Your task: Everything from the first line of the data through the line with "function errData(vals, errs)" is to be echoed exactly, minus the pictures.

Recorded data:

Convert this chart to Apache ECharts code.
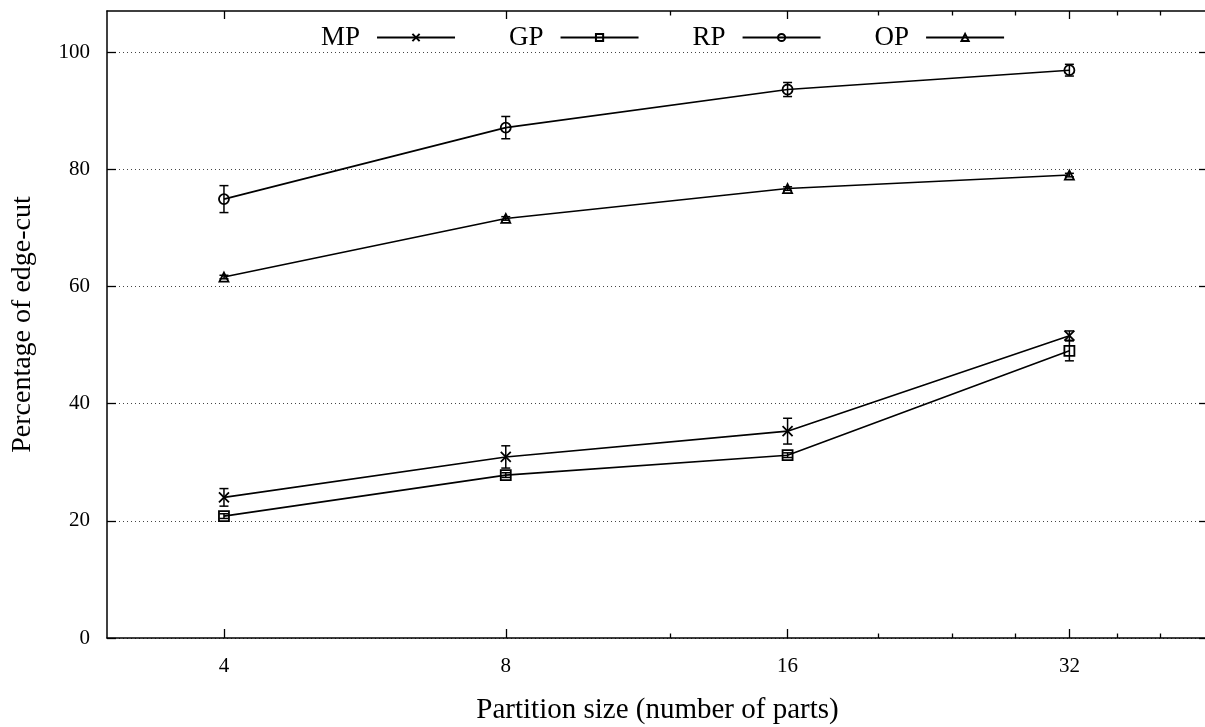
<!DOCTYPE html>
<html>
<head>
<meta charset="utf-8">
<script src="https://cdn.jsdelivr.net/npm/echarts@6/dist/echarts.min.js"></script>
<style>
html,body{margin:0;padding:0;background:#fff;overflow:hidden;}
#chart{width:1205px;height:727px;}
</style>
</head>
<body>
<div id="chart"></div>
<script>
// ---- data ----
const partitions = [4, 8, 16, 32];
const majorTicks = [4, 8, 16, 32];
const minorTicks = [12, 20, 24, 28, 36, 40];
const yTicks = [0, 20, 40, 60, 80, 100];
const mp = [24.0, 30.9, 35.3, 51.6];
const mpErr = [1.5, 1.9, 2.2, 0.8];
const gp = [20.8, 27.8, 31.2, 49.0];
const gpErr = [0.4, 0.4, 0.4, 1.7];
const rp = [74.9, 87.1, 93.6, 96.9];
const rpErr = [2.3, 1.9, 1.2, 1.0];
const op = [61.6, 71.6, 76.7, 79.0];
const opErr = [0.3, 0.3, 0.3, 0.3];
const seriesNames = ['MP', 'GP', 'RP', 'OP'];

const FONT = 'Liberation Serif';
const chart = echarts.init(document.getElementById('chart'), null, {renderer: 'canvas'});

function pairs(vals) { return partitions.map((p, i) => [p, vals[i]]); }
function errData(vals, errs) { return partitions.map((p, i) => [p, vals[i], vals[i] - errs[i], vals[i] + errs[i]]); }

function errorSeries(vals, errs) {
  return {
    type: 'custom',
    xAxisIndex: 0, yAxisIndex: 0,
    silent: true,
    z: 3,
    encode: {x: 0, y: [1, 2, 3]},
    data: errData(vals, errs),
    renderItem: function (params, api) {
      const x = api.value(0);
      const lo = api.coord([x, api.value(2)]);
      const hi = api.coord([x, api.value(3)]);
      const w = 4.5;
      const st = {stroke: '#000', lineWidth: 1.5};
      return {
        type: 'group',
        children: [
          {type: 'line', shape: {x1: lo[0], y1: lo[1], x2: hi[0], y2: hi[1]}, style: st},
          {type: 'line', shape: {x1: lo[0] - w, y1: lo[1], x2: lo[0] + w, y2: lo[1]}, style: st},
          {type: 'line', shape: {x1: hi[0] - w, y1: hi[1], x2: hi[0] + w, y2: hi[1]}, style: st}
        ]
      };
    }
  };
}

function lineSeries(name, vals, symbol, size) {
  return {
    name: name,
    type: 'line',
    xAxisIndex: 0, yAxisIndex: 0,
    data: pairs(vals),
    symbol: symbol,
    symbolSize: size,
    showAllSymbol: true,
    z: 4,
    lineStyle: {color: '#000', width: 1.6},
    itemStyle: {color: 'rgba(0,0,0,0)', borderColor: '#000', borderWidth: 1.8},
    emphasis: {disabled: true}
  };
}

const borderLine = {show: true, lineStyle: {color: '#000', width: 1.5}};
const logAxisBase = {
  type: 'log', logBase: 2, min: 3, max: 45, gridIndex: 0,
  axisLine: {show: false}, splitLine: {show: false}
};

const option = {
  animation: false,
  backgroundColor: '#fff',
  textStyle: {fontFamily: FONT, color: '#000'},
  grid: {left: 107, top: 11, width: 1101, bottom: 89, outerBoundsMode: 'none', show: false},
  legend: {
    data: seriesNames,
    left: 316, top: 19,
    align: 'right',
    itemWidth: 78, itemHeight: 9,
    itemGap: 53,
    selectedMode: false,
    textStyle: {fontFamily: FONT, fontSize: 27, color: '#000', width: 44, align: 'right', padding: [0, 12, 0, 0]}
  },
  xAxis: [
    Object.assign({}, logAxisBase, {
      position: 'bottom',
      axisLine: borderLine,
      name: 'Partition size (number of parts)',
      nameLocation: 'middle', nameGap: 58,
      nameTextStyle: {fontFamily: FONT, fontSize: 29, color: '#000'},
      axisTick: {inside: true, length: 9, lineStyle: {color: '#000', width: 1.3}, customValues: majorTicks},
      axisLabel: {fontFamily: FONT, fontSize: 21, color: '#000', margin: 18, customValues: majorTicks}
    }),
    Object.assign({}, logAxisBase, {
      position: 'bottom',
      axisTick: {inside: true, length: 4.5, lineStyle: {color: '#000', width: 1.3}, customValues: minorTicks},
      axisLabel: {show: false}
    }),
    Object.assign({}, logAxisBase, {
      position: 'top',
      axisLine: borderLine,
      axisTick: {inside: true, length: 8, lineStyle: {color: '#000', width: 1.3}, customValues: majorTicks},
      axisLabel: {show: false}
    }),
    Object.assign({}, logAxisBase, {
      position: 'top',
      axisTick: {inside: true, length: 4.5, lineStyle: {color: '#000', width: 1.3}, customValues: minorTicks},
      axisLabel: {show: false}
    })
  ],
  yAxis: [
    {
      type: 'value', min: 0, max: 107, gridIndex: 0, position: 'left',
      name: 'Percentage of edge-cut',
      nameLocation: 'middle', nameGap: 70, nameRotate: 90,
      nameTextStyle: {fontFamily: FONT, fontSize: 28, color: '#000'},
      axisLine: borderLine,
      axisTick: {inside: true, length: 9, lineStyle: {color: '#000', width: 1.3}, customValues: yTicks},
      axisLabel: {fontFamily: FONT, fontSize: 21, color: '#000', margin: 17, customValues: yTicks},
      splitLine: {show: true, lineStyle: {color: '#444', width: 1, type: [1, 3]}},
      interval: 20
    },
    {
      type: 'value', min: 0, max: 107, gridIndex: 0, position: 'right',
      axisLine: {show: false},
      axisTick: {inside: true, length: 9, lineStyle: {color: '#000', width: 1.3}, customValues: yTicks},
      axisLabel: {show: false},
      splitLine: {show: false},
      interval: 20
    }
  ],
  series: [
    errorSeries(mp, mpErr),
    errorSeries(gp, gpErr),
    errorSeries(rp, rpErr),
    errorSeries(op, opErr),
    lineSeries('MP', mp, 'path://M0,0L10,10M10,0L0,10', 10),
    lineSeries('GP', gp, 'rect', 10),
    lineSeries('RP', rp, 'circle', 10),
    lineSeries('OP', op, 'triangle', 9)
  ]
};
chart.setOption(option);
</script>
</body>
</html>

Expected answer:
Convert this chart to Apache ECharts code.
<!DOCTYPE html>
<html>
<head>
<meta charset="utf-8">
<script src="https://cdn.jsdelivr.net/npm/echarts@6/dist/echarts.min.js"></script>
<style>
html,body{margin:0;padding:0;background:#fff;overflow:hidden;}
#chart{width:1205px;height:727px;}
</style>
</head>
<body>
<div id="chart"></div>
<script>
// ---- data ----
const partitions = [4, 8, 16, 32];
const majorTicks = [4, 8, 16, 32];
const minorTicks = [12, 20, 24, 28, 36, 40];
const yTicks = [0, 20, 40, 60, 80, 100];
const mp = [24.0, 30.9, 35.3, 51.6];
const mpErr = [1.5, 1.9, 2.2, 0.8];
const gp = [20.8, 27.8, 31.2, 49.0];
const gpErr = [0.4, 0.4, 0.4, 1.7];
const rp = [74.9, 87.1, 93.6, 96.9];
const rpErr = [2.3, 1.9, 1.2, 1.0];
const op = [61.6, 71.6, 76.7, 79.0];
const opErr = [0.3, 0.3, 0.3, 0.3];
const seriesNames = ['MP', 'GP', 'RP', 'OP'];

const FONT = 'Liberation Serif';
const chart = echarts.init(document.getElementById('chart'), null, {renderer: 'canvas'});

function pairs(vals) { return partitions.map((p, i) => [p, vals[i]]); }
function errData(vals, errs) { return partitions.map((p, i) => [p, vals[i], vals[i] - errs[i], vals[i] + errs[i]]); }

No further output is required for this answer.